--- Start of ENTRIES ---

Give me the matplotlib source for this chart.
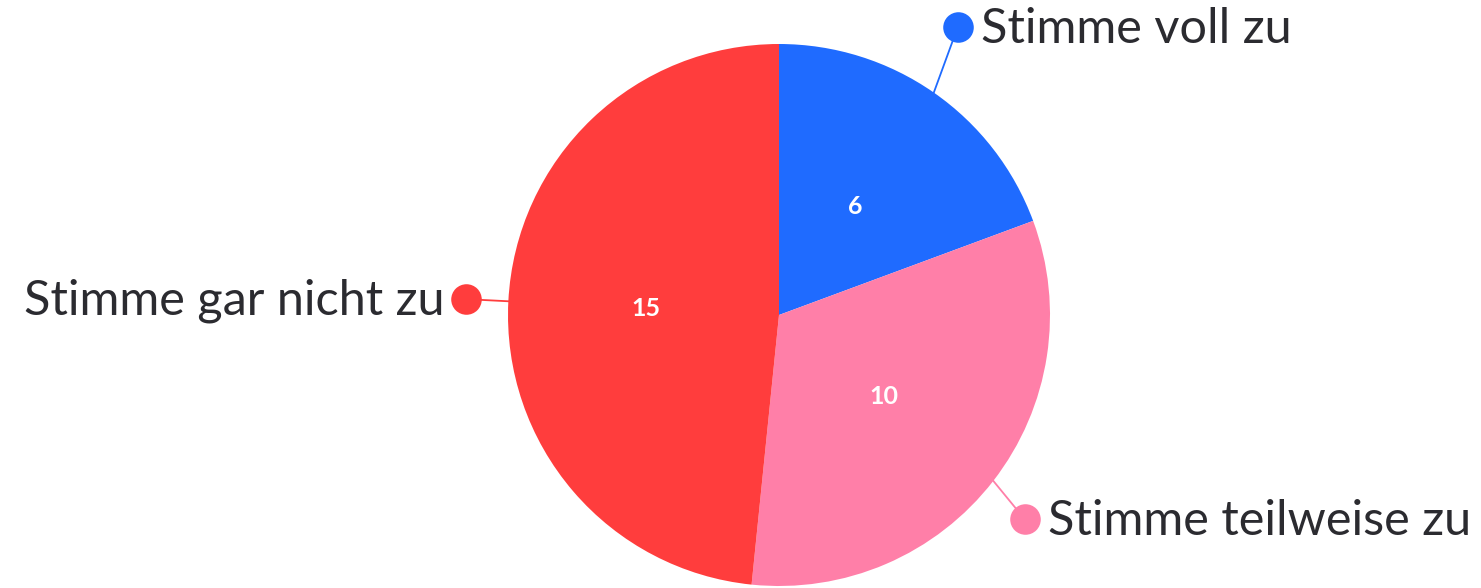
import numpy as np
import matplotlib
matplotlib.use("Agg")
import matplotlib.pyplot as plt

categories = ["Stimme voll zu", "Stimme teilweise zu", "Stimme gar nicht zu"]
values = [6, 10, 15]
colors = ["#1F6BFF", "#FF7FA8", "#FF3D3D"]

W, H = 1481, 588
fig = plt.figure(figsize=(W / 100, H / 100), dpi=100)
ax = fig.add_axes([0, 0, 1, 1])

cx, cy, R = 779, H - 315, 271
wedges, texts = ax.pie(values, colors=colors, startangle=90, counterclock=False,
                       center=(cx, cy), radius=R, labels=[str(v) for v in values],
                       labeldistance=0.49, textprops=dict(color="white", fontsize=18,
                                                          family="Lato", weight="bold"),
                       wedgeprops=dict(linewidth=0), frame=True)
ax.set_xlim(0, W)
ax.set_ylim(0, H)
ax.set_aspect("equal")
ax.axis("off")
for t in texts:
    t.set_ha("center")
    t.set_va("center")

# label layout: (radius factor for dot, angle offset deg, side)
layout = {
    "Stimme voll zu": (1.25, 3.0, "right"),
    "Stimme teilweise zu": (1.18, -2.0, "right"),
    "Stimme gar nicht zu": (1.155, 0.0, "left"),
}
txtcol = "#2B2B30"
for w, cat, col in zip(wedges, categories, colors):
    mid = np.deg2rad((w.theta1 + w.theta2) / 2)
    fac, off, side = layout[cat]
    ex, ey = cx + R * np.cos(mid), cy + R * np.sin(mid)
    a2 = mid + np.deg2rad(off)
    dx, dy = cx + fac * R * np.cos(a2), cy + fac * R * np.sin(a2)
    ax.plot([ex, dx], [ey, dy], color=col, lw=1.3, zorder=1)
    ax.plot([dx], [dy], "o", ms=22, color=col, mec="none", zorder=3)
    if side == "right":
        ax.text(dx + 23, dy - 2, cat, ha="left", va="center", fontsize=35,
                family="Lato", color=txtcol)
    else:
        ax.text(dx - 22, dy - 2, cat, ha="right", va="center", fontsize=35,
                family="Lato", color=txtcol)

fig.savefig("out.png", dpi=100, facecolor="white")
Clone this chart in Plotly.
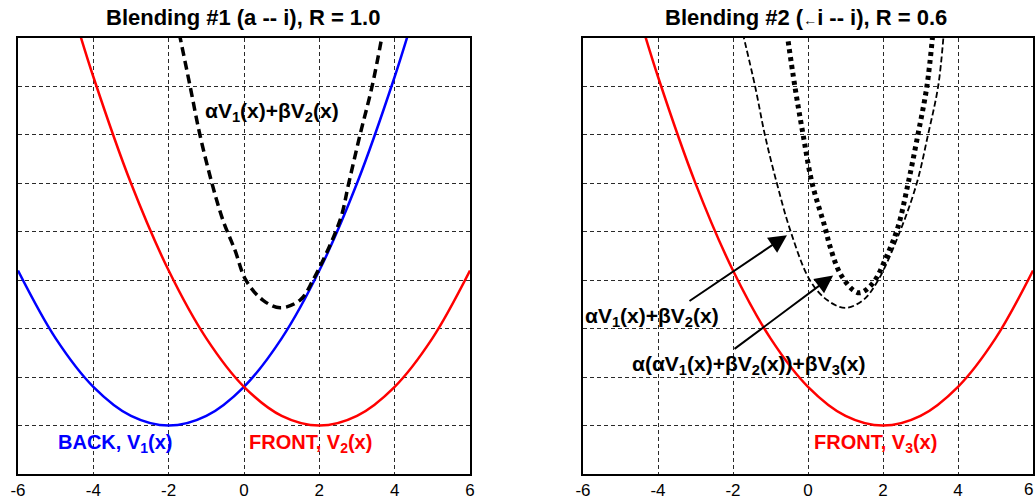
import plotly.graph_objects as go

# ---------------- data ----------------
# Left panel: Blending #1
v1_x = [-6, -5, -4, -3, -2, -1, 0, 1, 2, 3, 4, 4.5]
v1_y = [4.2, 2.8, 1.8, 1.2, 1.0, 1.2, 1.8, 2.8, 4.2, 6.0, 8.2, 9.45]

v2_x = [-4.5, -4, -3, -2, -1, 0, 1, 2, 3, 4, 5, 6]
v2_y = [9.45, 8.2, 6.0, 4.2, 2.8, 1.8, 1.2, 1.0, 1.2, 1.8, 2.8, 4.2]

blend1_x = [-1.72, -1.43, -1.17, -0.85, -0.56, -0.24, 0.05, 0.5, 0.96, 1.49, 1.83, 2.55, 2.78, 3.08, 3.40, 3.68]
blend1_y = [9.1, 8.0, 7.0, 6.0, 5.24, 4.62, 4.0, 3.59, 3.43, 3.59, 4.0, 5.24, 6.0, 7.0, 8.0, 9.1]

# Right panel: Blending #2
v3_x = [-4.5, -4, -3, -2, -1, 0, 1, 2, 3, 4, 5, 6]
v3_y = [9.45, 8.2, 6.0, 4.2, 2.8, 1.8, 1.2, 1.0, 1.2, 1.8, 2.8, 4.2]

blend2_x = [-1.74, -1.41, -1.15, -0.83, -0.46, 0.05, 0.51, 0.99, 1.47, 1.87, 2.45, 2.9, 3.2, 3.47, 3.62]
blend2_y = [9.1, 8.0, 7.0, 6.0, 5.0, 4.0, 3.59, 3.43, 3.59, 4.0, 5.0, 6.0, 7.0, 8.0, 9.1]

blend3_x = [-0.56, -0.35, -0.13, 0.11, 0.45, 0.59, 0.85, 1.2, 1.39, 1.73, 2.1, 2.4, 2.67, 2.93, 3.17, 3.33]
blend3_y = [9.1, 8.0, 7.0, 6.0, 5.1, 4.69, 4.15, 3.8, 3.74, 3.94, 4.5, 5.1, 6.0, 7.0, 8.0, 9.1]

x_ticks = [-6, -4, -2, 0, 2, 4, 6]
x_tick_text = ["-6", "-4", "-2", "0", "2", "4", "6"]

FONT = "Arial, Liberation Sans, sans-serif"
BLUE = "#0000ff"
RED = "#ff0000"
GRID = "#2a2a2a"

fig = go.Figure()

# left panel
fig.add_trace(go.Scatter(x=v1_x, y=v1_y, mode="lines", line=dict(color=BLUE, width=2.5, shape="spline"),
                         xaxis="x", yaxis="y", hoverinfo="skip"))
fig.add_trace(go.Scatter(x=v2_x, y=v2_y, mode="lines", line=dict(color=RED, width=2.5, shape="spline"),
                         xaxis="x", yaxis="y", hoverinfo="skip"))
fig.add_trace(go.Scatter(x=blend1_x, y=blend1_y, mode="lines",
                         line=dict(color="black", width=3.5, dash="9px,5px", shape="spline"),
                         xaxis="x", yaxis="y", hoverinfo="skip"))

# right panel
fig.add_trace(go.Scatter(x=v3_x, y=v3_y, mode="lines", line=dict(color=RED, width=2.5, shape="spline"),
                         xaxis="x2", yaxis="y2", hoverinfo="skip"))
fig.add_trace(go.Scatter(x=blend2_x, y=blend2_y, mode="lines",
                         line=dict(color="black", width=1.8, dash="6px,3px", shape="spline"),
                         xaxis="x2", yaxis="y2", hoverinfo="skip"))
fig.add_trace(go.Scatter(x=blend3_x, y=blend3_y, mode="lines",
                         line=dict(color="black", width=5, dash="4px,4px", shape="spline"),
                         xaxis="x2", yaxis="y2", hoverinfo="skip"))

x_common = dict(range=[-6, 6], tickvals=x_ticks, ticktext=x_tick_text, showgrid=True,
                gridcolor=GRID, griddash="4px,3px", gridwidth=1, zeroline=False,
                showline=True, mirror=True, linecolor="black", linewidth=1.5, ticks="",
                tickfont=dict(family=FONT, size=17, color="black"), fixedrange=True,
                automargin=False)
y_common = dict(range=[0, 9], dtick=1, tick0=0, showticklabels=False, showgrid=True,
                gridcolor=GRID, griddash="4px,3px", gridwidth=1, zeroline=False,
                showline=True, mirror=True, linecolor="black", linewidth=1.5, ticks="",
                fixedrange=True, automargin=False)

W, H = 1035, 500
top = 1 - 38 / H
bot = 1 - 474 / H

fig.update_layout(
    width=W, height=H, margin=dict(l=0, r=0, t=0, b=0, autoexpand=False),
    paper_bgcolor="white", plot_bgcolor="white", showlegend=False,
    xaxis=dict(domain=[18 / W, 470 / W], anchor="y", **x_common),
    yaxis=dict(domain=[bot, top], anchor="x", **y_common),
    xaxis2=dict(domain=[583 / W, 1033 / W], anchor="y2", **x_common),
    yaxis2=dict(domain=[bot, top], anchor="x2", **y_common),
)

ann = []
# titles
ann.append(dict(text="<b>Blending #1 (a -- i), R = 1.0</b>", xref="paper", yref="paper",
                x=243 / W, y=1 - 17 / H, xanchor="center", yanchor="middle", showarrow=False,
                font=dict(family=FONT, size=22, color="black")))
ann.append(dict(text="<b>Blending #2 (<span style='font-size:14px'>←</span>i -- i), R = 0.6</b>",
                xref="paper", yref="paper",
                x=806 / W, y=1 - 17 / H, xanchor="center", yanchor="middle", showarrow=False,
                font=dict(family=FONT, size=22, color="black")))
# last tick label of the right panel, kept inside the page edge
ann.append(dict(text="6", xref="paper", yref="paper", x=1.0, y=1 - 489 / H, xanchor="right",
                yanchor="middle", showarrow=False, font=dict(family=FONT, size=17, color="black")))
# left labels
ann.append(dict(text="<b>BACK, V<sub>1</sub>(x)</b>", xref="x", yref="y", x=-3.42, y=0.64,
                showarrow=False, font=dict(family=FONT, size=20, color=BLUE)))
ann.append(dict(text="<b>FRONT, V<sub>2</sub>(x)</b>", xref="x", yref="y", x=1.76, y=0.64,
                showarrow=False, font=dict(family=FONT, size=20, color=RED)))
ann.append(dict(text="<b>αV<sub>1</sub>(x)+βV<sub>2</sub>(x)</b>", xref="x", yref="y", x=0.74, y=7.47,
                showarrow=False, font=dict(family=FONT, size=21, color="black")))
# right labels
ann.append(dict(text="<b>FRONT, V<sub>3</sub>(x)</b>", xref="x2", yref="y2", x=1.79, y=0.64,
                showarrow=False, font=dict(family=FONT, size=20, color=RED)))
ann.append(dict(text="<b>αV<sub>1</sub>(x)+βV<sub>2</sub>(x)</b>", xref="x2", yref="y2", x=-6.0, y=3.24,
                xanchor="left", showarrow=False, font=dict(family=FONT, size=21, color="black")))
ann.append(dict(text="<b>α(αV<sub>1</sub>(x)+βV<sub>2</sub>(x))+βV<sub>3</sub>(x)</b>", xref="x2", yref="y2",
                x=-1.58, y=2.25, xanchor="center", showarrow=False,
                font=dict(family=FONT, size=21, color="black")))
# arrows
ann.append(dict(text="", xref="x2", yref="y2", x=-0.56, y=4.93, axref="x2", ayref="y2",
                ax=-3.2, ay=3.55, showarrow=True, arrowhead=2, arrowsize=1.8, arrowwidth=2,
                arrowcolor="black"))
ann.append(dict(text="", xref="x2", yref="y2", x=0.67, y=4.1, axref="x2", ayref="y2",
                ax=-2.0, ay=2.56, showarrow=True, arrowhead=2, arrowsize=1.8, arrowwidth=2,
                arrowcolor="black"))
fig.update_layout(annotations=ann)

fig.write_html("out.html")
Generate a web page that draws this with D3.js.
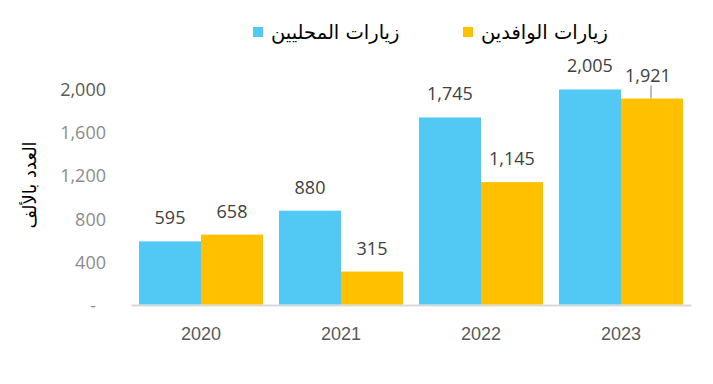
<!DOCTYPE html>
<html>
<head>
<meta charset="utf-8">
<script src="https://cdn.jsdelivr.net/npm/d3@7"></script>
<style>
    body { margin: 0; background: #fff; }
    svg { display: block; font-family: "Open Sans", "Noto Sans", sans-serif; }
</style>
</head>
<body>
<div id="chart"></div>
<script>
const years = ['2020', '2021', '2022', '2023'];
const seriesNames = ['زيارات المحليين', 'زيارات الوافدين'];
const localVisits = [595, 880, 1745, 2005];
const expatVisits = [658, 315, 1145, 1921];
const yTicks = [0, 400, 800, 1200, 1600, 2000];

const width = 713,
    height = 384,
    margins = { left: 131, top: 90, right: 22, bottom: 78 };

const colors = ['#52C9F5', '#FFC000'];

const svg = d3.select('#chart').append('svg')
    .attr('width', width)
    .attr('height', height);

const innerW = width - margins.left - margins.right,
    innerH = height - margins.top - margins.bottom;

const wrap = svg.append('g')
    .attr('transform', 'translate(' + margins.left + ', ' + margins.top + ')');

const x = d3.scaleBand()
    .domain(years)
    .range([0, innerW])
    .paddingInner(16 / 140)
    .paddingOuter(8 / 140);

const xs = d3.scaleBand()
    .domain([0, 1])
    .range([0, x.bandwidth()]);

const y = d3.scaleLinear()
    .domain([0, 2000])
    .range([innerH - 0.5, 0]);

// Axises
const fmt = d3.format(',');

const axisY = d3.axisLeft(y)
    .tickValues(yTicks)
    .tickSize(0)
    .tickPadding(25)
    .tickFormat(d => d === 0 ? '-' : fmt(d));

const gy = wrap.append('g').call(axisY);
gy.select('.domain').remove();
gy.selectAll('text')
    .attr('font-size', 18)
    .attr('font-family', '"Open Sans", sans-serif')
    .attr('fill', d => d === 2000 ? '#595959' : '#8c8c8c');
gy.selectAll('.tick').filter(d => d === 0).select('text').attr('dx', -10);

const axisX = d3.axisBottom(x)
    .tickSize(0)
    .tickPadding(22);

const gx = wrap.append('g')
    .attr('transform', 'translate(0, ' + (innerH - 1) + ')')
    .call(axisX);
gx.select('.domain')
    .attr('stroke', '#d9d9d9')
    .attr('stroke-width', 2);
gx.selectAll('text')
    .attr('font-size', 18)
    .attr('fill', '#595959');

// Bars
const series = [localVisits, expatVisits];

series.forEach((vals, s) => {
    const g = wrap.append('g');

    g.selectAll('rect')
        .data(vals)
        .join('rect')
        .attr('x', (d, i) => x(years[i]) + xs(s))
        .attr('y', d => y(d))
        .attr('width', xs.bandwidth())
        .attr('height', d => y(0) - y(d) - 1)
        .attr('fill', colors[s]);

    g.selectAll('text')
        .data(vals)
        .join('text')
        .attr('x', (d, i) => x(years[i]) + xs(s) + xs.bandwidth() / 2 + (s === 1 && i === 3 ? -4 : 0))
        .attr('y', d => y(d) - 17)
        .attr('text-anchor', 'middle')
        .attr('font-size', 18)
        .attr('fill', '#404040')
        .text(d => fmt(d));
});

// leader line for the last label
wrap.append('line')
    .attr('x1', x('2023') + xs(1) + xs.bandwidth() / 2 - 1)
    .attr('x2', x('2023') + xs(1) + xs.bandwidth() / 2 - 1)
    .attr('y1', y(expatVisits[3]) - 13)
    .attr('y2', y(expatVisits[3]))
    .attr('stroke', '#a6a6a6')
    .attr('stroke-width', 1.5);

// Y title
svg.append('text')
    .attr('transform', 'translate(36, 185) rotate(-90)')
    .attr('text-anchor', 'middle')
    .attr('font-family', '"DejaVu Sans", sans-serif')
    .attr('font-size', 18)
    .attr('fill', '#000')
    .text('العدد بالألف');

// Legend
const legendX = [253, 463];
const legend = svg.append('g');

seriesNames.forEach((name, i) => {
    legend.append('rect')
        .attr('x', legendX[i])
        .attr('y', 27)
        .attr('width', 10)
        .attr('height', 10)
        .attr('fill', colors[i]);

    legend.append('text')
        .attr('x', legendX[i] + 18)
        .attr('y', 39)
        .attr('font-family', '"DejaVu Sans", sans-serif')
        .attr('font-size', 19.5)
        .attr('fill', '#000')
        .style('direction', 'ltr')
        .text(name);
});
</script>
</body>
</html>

--- End of ENTRIES ---

## YOUR OBJECTIVE
Start at the line with "Generate a web", stop at the line with "const colors = ['#52C9F5', '#FFC000'];", both lines included, and repeat that span exactly without its pictures.

## ANSWER TO THE PROBLEM
Generate a web page that draws this with D3.js.
<!DOCTYPE html>
<html>
<head>
<meta charset="utf-8">
<script src="https://cdn.jsdelivr.net/npm/d3@7"></script>
<style>
    body { margin: 0; background: #fff; }
    svg { display: block; font-family: "Open Sans", "Noto Sans", sans-serif; }
</style>
</head>
<body>
<div id="chart"></div>
<script>
const years = ['2020', '2021', '2022', '2023'];
const seriesNames = ['زيارات المحليين', 'زيارات الوافدين'];
const localVisits = [595, 880, 1745, 2005];
const expatVisits = [658, 315, 1145, 1921];
const yTicks = [0, 400, 800, 1200, 1600, 2000];

const width = 713,
    height = 384,
    margins = { left: 131, top: 90, right: 22, bottom: 78 };

const colors = ['#52C9F5', '#FFC000'];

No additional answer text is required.